Compared to other sectors, tech is more efficient with its revenue, so it leaves more money behind, which is available to use for buybacks.
Interesting way to put it
Only if you want to sell those shares in the very near future. A little while down the track when the stock price has dropped again, all that spent cash has just been frittered away needlessly, blown away in the wind.
It's also a way to sterilize new issuance to employees, primarily senior management. In a very real sense, it can be a backdoor payment to management. Issue shares to management. Buy shares on the market. Net effect is cash to management.
If buybacks are funded by debt issuance, it's also a way to lever the company. Remember Apple and Carl Icahn? That particular episode looks a lot like greenmail. Apple bought back shares, mainly from Icahn, so that Icahn would go away. The buybacks weren't exclusively from Icahn, so it wasn't technically greenmail.
The counter point is that nearly every one of these incredibly successful businesses is doing this, and they can’t all be incapable.
Money never sets the speed limit for these companies. Some amount of money in the bank is too much even for your grandest of plans. Once you have 10x that, what else do you do.
Stock buybacks destroy the quantity of shares that are bought by the company. E.g., if a company had 1,000 shares outstanding and bought back 100 of them, there's now only 900 shares outstanding.
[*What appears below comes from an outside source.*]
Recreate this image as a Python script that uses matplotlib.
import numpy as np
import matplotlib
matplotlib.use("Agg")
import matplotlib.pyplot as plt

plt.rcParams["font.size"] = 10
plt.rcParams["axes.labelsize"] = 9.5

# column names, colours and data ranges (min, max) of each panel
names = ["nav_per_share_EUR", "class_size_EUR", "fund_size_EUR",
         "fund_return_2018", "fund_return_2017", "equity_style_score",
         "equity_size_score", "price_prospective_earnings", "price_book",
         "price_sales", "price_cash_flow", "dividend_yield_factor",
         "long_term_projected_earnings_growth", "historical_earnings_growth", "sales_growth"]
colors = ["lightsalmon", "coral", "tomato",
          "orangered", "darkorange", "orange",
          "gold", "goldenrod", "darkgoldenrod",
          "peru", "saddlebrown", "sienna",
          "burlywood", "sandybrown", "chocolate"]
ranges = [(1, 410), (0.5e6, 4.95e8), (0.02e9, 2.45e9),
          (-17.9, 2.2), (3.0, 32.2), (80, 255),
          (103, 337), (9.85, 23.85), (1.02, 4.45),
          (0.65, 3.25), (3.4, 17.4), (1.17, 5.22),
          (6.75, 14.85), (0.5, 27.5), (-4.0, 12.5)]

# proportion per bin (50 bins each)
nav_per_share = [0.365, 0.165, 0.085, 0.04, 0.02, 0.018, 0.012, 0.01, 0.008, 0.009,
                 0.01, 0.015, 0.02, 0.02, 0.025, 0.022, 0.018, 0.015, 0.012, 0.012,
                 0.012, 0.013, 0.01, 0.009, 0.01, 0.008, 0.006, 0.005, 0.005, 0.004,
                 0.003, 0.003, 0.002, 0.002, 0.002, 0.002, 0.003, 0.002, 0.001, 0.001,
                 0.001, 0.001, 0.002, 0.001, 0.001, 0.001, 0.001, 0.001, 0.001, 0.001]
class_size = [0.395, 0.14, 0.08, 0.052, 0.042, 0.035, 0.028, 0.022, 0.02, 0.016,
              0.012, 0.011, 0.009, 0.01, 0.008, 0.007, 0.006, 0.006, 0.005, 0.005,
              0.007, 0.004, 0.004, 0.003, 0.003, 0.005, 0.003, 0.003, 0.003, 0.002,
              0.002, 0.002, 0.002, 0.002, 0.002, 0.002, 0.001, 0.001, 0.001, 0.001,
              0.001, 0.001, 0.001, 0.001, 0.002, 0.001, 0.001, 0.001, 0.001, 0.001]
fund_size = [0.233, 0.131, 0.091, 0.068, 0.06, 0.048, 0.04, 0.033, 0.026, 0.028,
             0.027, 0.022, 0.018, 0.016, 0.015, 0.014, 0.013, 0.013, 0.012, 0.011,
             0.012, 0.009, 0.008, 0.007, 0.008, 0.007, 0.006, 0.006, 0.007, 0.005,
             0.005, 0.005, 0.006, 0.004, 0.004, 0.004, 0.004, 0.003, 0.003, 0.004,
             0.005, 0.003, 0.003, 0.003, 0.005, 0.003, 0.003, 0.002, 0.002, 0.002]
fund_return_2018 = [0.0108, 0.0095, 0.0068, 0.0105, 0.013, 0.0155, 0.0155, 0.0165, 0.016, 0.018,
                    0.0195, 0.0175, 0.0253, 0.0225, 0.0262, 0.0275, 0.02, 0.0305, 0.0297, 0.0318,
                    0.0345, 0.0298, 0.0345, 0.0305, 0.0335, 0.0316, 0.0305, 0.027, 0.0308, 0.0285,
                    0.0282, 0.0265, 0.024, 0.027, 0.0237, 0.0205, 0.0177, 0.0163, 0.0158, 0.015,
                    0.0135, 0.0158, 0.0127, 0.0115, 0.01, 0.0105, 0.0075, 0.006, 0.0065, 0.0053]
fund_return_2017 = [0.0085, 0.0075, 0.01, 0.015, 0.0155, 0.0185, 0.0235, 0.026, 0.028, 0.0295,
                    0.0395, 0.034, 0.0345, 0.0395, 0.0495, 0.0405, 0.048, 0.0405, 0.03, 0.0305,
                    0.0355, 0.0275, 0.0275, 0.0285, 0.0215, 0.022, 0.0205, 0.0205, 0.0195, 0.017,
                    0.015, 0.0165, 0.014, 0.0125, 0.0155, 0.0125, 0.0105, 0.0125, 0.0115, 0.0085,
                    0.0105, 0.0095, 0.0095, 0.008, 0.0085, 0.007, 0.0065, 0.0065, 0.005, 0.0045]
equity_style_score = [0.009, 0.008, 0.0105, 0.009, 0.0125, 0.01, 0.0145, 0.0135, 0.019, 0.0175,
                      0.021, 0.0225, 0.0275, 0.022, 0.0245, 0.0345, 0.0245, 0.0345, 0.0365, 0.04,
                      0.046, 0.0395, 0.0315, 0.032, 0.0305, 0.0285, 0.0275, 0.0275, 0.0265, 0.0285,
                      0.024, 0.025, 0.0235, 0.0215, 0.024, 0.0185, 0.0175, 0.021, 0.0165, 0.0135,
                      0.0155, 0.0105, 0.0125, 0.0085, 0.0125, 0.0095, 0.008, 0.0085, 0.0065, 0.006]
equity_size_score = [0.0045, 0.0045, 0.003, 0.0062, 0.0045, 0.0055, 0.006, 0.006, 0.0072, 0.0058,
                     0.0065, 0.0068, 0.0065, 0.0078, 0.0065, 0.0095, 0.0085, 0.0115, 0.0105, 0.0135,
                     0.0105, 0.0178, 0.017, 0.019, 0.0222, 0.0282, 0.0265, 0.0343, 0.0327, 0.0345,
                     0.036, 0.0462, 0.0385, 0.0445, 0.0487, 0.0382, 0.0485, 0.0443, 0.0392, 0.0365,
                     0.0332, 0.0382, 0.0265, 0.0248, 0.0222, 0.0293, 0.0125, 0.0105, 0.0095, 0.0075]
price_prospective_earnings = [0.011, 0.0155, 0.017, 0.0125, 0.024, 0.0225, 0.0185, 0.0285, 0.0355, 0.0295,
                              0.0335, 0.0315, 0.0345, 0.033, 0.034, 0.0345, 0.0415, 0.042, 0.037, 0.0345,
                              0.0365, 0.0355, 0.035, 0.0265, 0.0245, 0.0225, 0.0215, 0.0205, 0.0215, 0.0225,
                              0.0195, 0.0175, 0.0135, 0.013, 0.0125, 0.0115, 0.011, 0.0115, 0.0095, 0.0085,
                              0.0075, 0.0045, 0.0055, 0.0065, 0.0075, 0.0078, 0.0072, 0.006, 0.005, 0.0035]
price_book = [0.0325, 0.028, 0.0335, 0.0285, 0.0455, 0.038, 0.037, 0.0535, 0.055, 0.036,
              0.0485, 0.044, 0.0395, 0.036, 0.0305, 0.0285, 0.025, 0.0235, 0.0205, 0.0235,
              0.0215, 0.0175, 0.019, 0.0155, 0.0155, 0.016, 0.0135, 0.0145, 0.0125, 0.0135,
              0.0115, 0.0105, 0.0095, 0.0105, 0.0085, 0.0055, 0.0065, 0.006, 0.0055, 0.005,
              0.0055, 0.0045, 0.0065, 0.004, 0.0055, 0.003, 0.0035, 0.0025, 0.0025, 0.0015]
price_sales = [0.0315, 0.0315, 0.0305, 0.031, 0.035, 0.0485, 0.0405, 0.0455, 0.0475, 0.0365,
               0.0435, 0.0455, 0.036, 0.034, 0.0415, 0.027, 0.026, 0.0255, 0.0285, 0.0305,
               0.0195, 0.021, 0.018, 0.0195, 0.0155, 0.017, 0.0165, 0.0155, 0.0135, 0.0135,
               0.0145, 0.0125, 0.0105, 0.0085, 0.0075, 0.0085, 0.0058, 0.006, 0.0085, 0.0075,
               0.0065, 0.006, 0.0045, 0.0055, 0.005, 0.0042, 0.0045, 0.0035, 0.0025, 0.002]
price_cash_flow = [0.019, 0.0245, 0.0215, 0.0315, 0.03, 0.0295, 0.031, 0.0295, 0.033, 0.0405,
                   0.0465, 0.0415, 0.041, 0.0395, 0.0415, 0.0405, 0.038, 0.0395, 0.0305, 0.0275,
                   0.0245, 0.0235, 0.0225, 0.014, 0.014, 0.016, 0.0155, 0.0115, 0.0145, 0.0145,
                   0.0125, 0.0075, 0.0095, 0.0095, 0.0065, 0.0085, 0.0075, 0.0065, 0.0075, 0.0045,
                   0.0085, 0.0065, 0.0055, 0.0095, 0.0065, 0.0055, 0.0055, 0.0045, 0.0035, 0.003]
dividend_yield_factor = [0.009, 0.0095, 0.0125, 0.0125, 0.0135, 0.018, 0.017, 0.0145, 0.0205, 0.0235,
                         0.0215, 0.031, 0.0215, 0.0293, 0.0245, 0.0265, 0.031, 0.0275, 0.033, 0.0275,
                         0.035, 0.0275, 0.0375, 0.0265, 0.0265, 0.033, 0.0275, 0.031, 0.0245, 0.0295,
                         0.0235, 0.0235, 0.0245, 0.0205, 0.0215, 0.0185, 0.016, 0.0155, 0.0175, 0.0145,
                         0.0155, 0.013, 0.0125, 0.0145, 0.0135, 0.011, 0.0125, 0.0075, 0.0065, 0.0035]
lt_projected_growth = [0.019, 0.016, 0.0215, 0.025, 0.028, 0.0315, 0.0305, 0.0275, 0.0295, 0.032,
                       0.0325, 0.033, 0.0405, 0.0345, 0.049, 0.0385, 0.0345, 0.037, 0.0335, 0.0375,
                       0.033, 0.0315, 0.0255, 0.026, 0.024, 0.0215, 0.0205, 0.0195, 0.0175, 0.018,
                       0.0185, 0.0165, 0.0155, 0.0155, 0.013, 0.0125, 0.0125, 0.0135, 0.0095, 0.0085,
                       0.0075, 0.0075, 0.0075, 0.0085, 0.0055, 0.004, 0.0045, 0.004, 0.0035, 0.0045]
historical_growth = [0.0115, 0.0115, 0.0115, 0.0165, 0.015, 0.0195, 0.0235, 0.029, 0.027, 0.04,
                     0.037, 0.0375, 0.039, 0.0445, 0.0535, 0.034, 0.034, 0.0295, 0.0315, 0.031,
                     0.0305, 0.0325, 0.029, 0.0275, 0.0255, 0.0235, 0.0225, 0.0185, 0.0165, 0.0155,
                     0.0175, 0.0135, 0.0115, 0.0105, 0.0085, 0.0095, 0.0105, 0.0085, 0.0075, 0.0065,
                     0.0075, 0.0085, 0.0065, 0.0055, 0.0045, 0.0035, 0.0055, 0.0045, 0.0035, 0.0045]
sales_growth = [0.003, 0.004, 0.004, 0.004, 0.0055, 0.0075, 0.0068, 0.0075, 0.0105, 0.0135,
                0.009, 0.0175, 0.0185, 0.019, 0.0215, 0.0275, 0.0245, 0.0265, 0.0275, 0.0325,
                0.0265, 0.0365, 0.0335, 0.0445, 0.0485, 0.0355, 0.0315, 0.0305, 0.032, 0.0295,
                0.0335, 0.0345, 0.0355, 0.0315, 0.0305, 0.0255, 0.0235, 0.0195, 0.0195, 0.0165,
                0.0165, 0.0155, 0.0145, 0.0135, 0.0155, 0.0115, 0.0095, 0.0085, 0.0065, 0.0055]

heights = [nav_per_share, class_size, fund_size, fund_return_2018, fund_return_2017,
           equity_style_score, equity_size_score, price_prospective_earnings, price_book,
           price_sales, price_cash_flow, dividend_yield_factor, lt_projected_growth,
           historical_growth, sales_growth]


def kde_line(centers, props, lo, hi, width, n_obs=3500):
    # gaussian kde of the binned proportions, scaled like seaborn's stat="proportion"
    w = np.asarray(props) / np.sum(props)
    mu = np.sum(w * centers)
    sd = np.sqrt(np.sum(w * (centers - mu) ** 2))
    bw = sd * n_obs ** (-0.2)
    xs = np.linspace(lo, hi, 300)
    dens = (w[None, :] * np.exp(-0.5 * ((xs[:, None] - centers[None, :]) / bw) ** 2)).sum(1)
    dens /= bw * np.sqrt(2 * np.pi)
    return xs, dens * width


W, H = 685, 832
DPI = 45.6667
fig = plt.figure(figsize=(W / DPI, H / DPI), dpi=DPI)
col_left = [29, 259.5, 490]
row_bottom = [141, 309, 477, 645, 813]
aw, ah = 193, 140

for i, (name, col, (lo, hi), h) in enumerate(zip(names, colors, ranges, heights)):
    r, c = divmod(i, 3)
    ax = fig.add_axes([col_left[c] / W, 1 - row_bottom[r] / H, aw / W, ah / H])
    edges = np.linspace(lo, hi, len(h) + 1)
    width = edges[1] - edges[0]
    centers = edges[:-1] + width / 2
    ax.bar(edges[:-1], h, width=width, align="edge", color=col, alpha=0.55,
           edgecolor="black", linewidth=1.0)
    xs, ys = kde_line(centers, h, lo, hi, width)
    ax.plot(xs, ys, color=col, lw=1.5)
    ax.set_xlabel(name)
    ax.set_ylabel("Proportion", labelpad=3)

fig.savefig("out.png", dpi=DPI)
This benefits shareholders (assuming they didn't sell into the buyback) because each share is now a larger holding of the company (1/900 > 1/1000).
This decrease in shares outstanding normally corresponds to a share price increase.
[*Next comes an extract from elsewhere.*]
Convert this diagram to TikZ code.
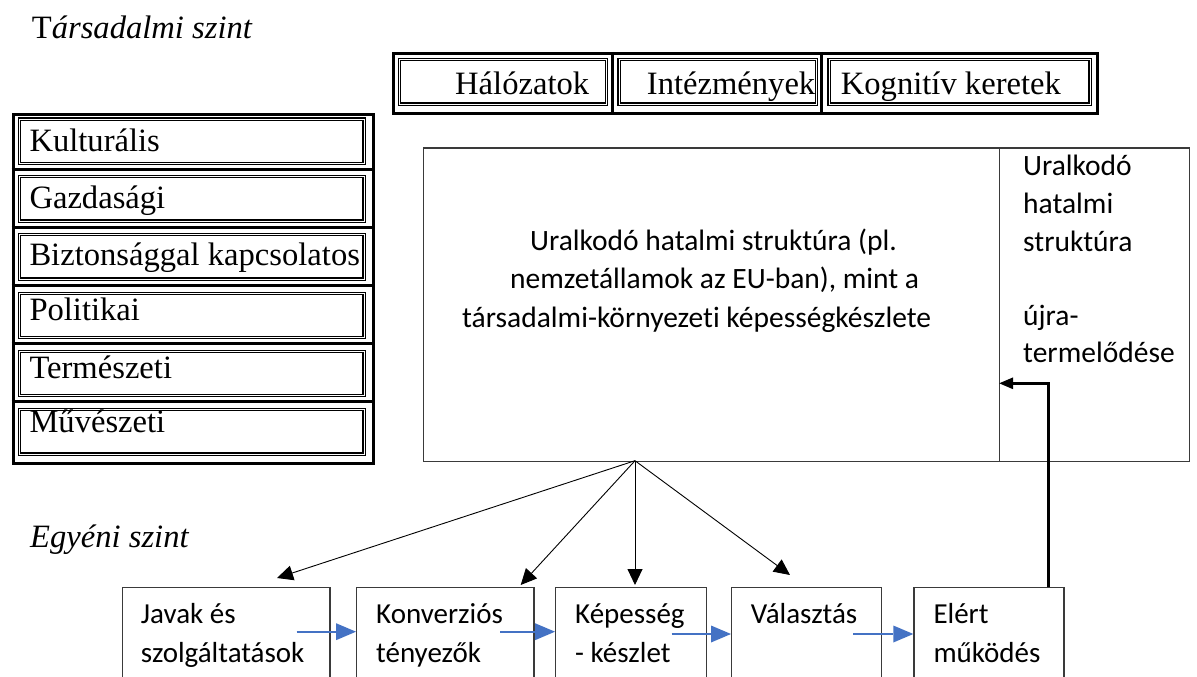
\documentclass[tikz,border=0pt]{standalone}
\usepackage{fontspec}
\setmainfont{Liberation Serif}
\newfontfamily\calfont[Ligatures=NoCommon]{Carlito}
\usetikzlibrary{arrows.meta}
\definecolor{arrowblue}{HTML}{4472C4}
\definecolor{boxgray}{HTML}{3A3A3A}
\begin{document}
\begin{tikzpicture}[x=1pt,y=-1pt,
  serif/.style={font=\fontsize{32.6}{39}\selectfont, inner sep=0pt, anchor=base west},
  cal/.style={font=\calfont\fontsize{29.5}{38.5}\selectfont, inner sep=0pt, anchor=base west},
  calsmall/.style={font=\calfont\fontsize{29}{38}\selectfont, inner sep=0pt, anchor=base west},
  frame/.style={draw=black, line width=3pt, inner sep=0pt, anchor=north west},
  cell/.style={draw=black, double=white, double distance=0.8pt, line width=1.25pt, inner sep=0pt, anchor=north west},
  sepline/.style={draw=black, line width=2.6pt},
  plainbox/.style={draw=boxgray, line width=1.2pt, inner sep=0pt, anchor=north west},
  thinarrow/.style={draw=black, line width=0.9pt, -{Triangle[length=16pt,width=15pt]}},
  bluearrow/.style={draw=arrowblue, line width=2.2pt, -{Triangle[length=20pt,width=17pt,line width=0pt]}},
  fbarrow/.style={draw=black, line width=2.6pt, -{Triangle[length=14pt,width=11pt]}}
]
\useasboundingbox (0,0) rectangle (1197,677);
\fill[white] (0,0) rectangle (1197,677);
\clip (0,0) rectangle (1197,677);

% titles
\node[serif] (tarsadalmi) at (31.7,38.3) {\textup{T}\textit{ársadalmi szint}};
\node[serif] (egyeni) at (30,547) {\textit{Egyéni szint}};

% top table
\node[frame, minimum width=704pt, minimum height=59.5pt] (toptab) at (392.3,52) {};
\node[cell, minimum width=207pt, minimum height=44.3pt] (cellA) at (399,59) {};
\node[cell, minimum width=197.4pt, minimum height=44.3pt] (cellB) at (618.3,59) {};
\node[cell, minimum width=261pt, minimum height=44.3pt] (cellC) at (828.3,59) {};
\draw[sepline] (612.3,52) -- (612.3,111.5);
\draw[sepline] (821.7,52) -- (821.7,111.5);
\node[serif] (halo) at (455,94) {Hálózatok};
\node[serif] (intez) at (646.7,94) {Intézmények};
\node[serif] (kogn) at (840.7,94) {Kognitív keretek};

% left table
\node[frame, minimum width=360pt, minimum height=349pt] (lefttab) at (11.7,112.7) {};
\foreach \yy in {169.3,227.3,285.7,343.3,401.7}{
  \draw[sepline] (11.7,\yy) -- (371.7,\yy);
}
\foreach \yy/\nm in {118.3/r1,176/r2,234/r3,292.7/r4,350.7/r5,409/r6}{
  \node[cell, minimum width=344.3pt, minimum height=44.4pt] (\nm) at (19,\yy) {};
}
\node[serif] (kult) at (29.3,151.7) {Kulturális};
\node[serif] (gazd) at (29.3,208.3) {Gazdasági};
\node[serif] (bizt) at (29.3,265) {Biztonsággal kapcsolatos};
\node[serif] (poli) at (29.3,320.7) {Politikai};
\node[serif] (term) at (29.3,378.3) {Természeti};
\node[serif] (muv) at (29.3,432.7) {Művészeti};

% main box
\node[plainbox, minimum width=576.3pt, minimum height=313.4pt] (mainL) at (422.7,147.3) {};
\node[plainbox, minimum width=190pt, minimum height=313.4pt] (mainR) at (999,147.3) {};
\node[cal] (m1) at (530,250) {Uralkodó hatalmi struktúra (pl.};
\node[cal] (m2) at (510,288.5) {nemzetállamok az EU-ban), mint a};
\node[cal] (m3) at (462,327) {társadalmi-környezeti képességkészlete};
\node[cal] (r1t) at (1023,175) {Uralkodó};
\node[cal] (r2t) at (1023,213) {hatalmi};
\node[cal] (r3t) at (1023,251) {struktúra};
\node[cal] (r4t) at (1023,325) {újra-};
\node[cal] (r5t) at (1023,362) {termelődése};

% bottom boxes
\node[plainbox, minimum width=207.6pt, minimum height=120pt] (jav) at (121.7,586.7) {};
\node[plainbox, minimum width=177.3pt, minimum height=120pt] (konv) at (356,586.7) {};
\node[plainbox, minimum width=151pt, minimum height=120pt] (kep) at (555,586.7) {};
\node[plainbox, minimum width=149.7pt, minimum height=120pt] (val) at (731,586.7) {};
\node[plainbox, minimum width=150pt, minimum height=120pt] (elert) at (913.3,586.7) {};

\node[calsmall] (jav1) at (140.7,623.3) {Javak és};
\node[calsmall] (jav2) at (140.7,662.7) {szolgáltatások};
\node[calsmall] (konv1) at (376,623.3) {Konverziós};
\node[calsmall] (konv2) at (376,662.7) {tényezők};
\node[calsmall] (kep1) at (575,623.3) {Képesség};
\node[calsmall] (kep2) at (575,662.7) {- készlet};
\node[calsmall] (val1) at (750.7,623.3) {Választás};
\node[calsmall] (el1) at (933.3,623.3) {Elért};
\node[calsmall] (el2) at (933.3,662.7) {működés};

% black arrows from main box
\coordinate (apex) at (635,460.7);
\coordinate (tipA) at (277,578);
\coordinate (tipB) at (520.7,585);
\coordinate (tipC) at (635,585);
\coordinate (tipD) at (790,575);
\draw[thinarrow] (apex) -- (tipA);
\draw[thinarrow] (apex) -- (tipB);
\draw[thinarrow] (apex) -- (tipC);
\draw[thinarrow] (apex) -- (tipD);

% blue arrows
\coordinate (b1) at (296.7,631.7);
\coordinate (b2) at (500,631.7);
\coordinate (b3) at (671.7,634);
\coordinate (b4) at (853,634);
\draw[bluearrow] (b1) -- (b1 -| konv.west);
\draw[bluearrow] (b2) -- (b2 -| kep.west);
\draw[bluearrow] (b3) -- (b3 -| val.west);
\draw[bluearrow] (b4) -- (b4 -| elert.west);

% feedback arrow
\coordinate (fbS) at (1048.5,586.7);
\coordinate (fbT) at (999,383.3);
\draw[fbarrow] (fbS) |- (fbT);
\end{tikzpicture}
\end{document}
I'd speculate that tech companies do buybacks as a way to keep employee remuneration high (via stock) without necessarily needing to pay them a lot of cash.
Source: https://www.behindthebalancesheet.com/blog-1/amazons-free-ca...
/For most companies, the cost of stock-based compensation is ignored by the street.
Hence the stock based compensation does not appear as a charge against adjusted earnings and it does not appear in the cash flow statement – it’s not a cash item. Clearly this overstates the true profitability and cash generation capacity of the company. The options represent a dilution in shareholders’ interests and many companies, especially in the US, buy back stock to offset this dilution – a real use of shareholder cash. The shares are generally issued at a discount and the buyback is done at market price, usually some years after the option was issued (options generally vest after a period of years). Hence there is often a real cash cost to the company, while shareholders always suffer a diminution of value./
For a taxable investor, a dividend incurs an immediate tax, but a buyback doesn't; if you were going to reinvest the dividend, a buyback is better. If you wouldn't reinvest the dividend, you could sell x% of your shares and some of the proceeds would be return of capital, so assuming long term capital gains, that's also better than a dividend. In tax-advantaged, there's no real difference.
Spending on R&D vs dividend or buyback is a different issue. Tech companies tend to have pretty high profit margins, so maybe they ran out of things they'd like to spend money on... it's not the worst thing to return it to investors rather than horde it or spend it on foolish things.